La gran convulsión de la historia romana que simboliza la vida de Tiberio es un apólogo moral. Al convertirse en superpotencia, Roma había abandonado los auténticos valores con los que había conseguido la supremacía; o eso se decía al menos. En el apogeo de su gloria, las virtudes que habían dado las victorias a la república decayeron y se perdieron para siempre. Pero para entender el significado de este punto de inflexión hay que contar cómo se llegó a él.
LA CONQUISTA DEL MEDITERRÁNEO
El historiador griego Polibio, retenido como prisionero en Roma entre 163 y 150 a.C., escribió una obra historiográfica con la intención de ayudar a los romanos a averiguar cómo consiguió Roma la supremacía en el Mediterráneo en sólo cincuenta y dos años (219-167 a.C.). La obra de Polibio explotó los mitos y leyendas romanos sobre este período, pero no por eso habría que menospreciar la extraordinaria hazaña de Roma. El dominio de Roma en el Mediterráneo era tan completo que hacia 167 a.C. el Senado pudo abolir los impuestos directos en Italia, reemplazándolos por los que se recibían de las provincias extranjeras.
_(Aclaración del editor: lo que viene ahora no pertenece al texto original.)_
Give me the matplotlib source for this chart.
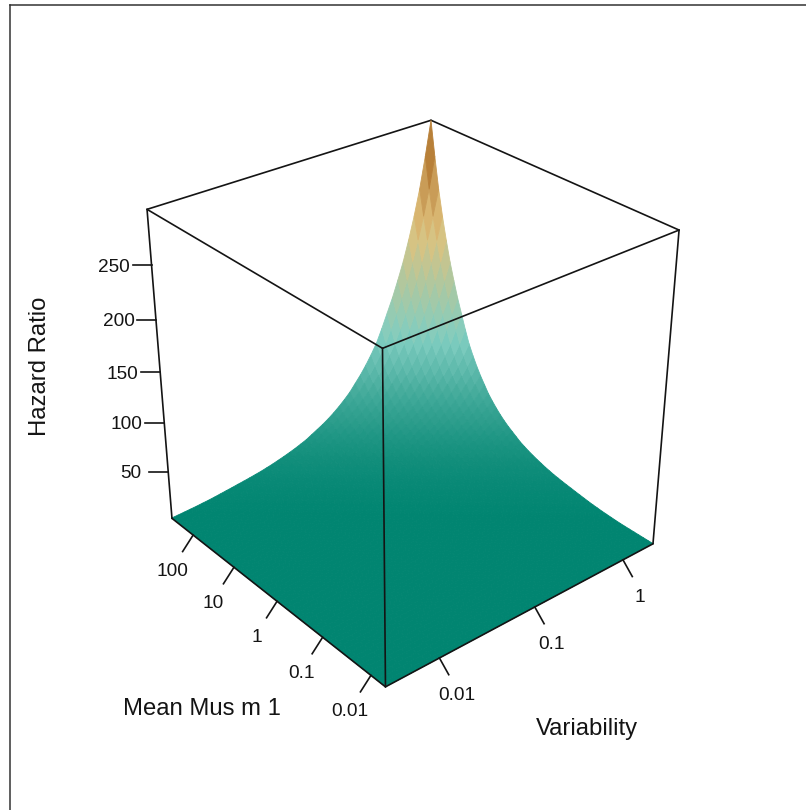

Los dirigentes políticos que habían conseguido esto eran unas cuantas familias aristocráticas. Aunque el ingreso en estas familias, por ejemplo mediante la adopción, era más accesible de lo que a los romanos les habría gustado creer, las tres cuartas partes de los cónsules habidos entre 509 y 133 a.C. procedían exclusivamente, según se dijo, de veintiséis familias. La mitad procedía de diez familias. El joven Tiberio Sempronio Graco estaba emparentado con tres familias interrelacionadas que habían destacado durante el mayor período de expansión: los Sempronios por parte de padre, y los Cornelios y los Emilios por parte de madre (véase el árbol genealógico de la pág. 47). Recorriendo por encima la historia de la conquista romana del Mediterráneo, vemos que los parientes del joven Tiberio fueron puntales decisivos de la expansión, que comenzó en el norte de África, por los problemas planteados por un rival.